## DATA
----------

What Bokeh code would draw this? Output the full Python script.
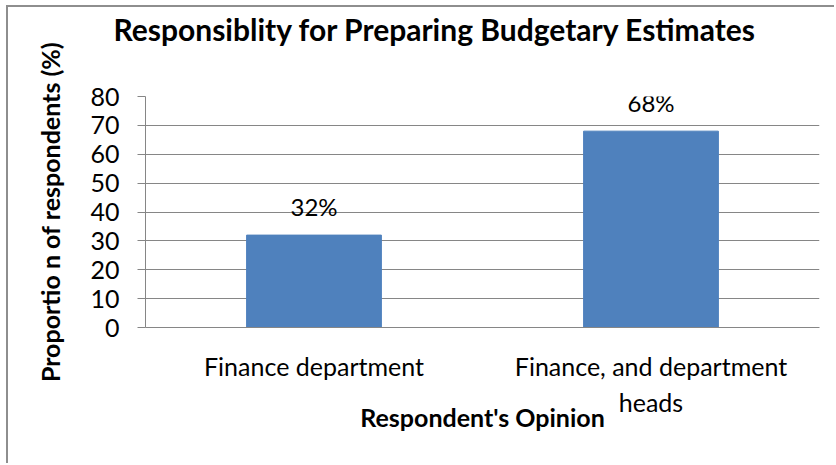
from bokeh.plotting import figure
from bokeh.models import Range1d, FactorRange, Title
from bokeh.core.properties import value
from bokeh.embed import file_html
from bokeh.resources import INLINE

# ---- data ----
categories = ["Finance department", "Finance, and department\nheads"]
percent = [32, 68]
value_labels = ["32%", "68%"]
y_ticks = [0, 10, 20, 30, 40, 50, 60, 70, 80]

title_text = "Responsiblity for Preparing Budgetary Estimates"
x_title = "Respondent's Opinion"
y_title = "Proportio n of respondents (%)"

FONT = "Lato"
GRAY = "#868686"
BAR = "#4F81BD"

p = figure(
    x_range=FactorRange(*categories),
    y_range=Range1d(0, 80),
    width=828, height=458,
    output_backend="svg", toolbar_location=None,
    min_border_left=137, min_border_right=17,
    min_border_top=89, min_border_bottom=138,
)
p.styles = {
    "margin-left": "6px", "margin-top": "5px",
    "border-top": "2px solid #8e8e8e", "border-left": "2px solid #8e8e8e",
}

p.title = Title(text=title_text, align="left", offset=-32, standoff=0,
                text_font=FONT, text_font_size="30px", text_font_style="bold",
                text_color="black")
# empty spacer between the plot area and the title
p.add_layout(Title(text=" ", text_font_size="43px", standoff=0), "above")

p.vbar(x=categories, top=percent, width=0.4, color=BAR)
p.text(x=categories, y=percent, text=value_labels, y_offset=-29,
       text_align="center", text_baseline="alphabetic",
       text_font=value(FONT), text_font_size="24px", text_color="black")

p.outline_line_color = None
p.xgrid.grid_line_color = None
p.ygrid.grid_line_color = GRAY
p.ygrid.grid_line_width = 1

ya = p.yaxis[0]
ya.ticker = y_ticks
ya.axis_line_color = GRAY
ya.major_tick_line_color = GRAY
ya.major_tick_out = 8
ya.major_tick_in = 0
ya.minor_tick_line_color = None
ya.major_label_standoff = 18
ya.major_label_text_font = FONT
ya.major_label_text_font_size = "25px"
ya.major_label_text_color = "black"
ya.axis_label = y_title
ya.axis_label_text_font = FONT
ya.axis_label_text_font_size = "25px"
ya.axis_label_text_font_style = "bold"
ya.axis_label_text_color = "black"
ya.axis_label_standoff = 22

xa = p.xaxis[0]
xa.axis_line_color = GRAY
xa.major_tick_line_color = None
xa.major_tick_out = 0
xa.major_tick_in = 0
xa.minor_tick_line_color = None
xa.major_label_standoff = 23
xa.major_label_text_font = FONT
xa.major_label_text_font_size = "25px"
xa.major_label_text_color = "black"
xa.axis_label = x_title
xa.axis_label_text_font = FONT
xa.axis_label_text_font_size = "25px"
xa.axis_label_text_font_style = "bold"
xa.axis_label_text_color = "black"
xa.axis_label_standoff = -18

open("out.html", "w").write(file_html(p, INLINE))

----------

## TASK DESCRIPTION
Starting with the first line of the data above and ending with the line containing "from bokeh.resources import INLINE", please restate every line exactly, leaving images out.

## SOLUTION
What Bokeh code would draw this? Output the full Python script.
from bokeh.plotting import figure
from bokeh.models import Range1d, FactorRange, Title
from bokeh.core.properties import value
from bokeh.embed import file_html
from bokeh.resources import INLINE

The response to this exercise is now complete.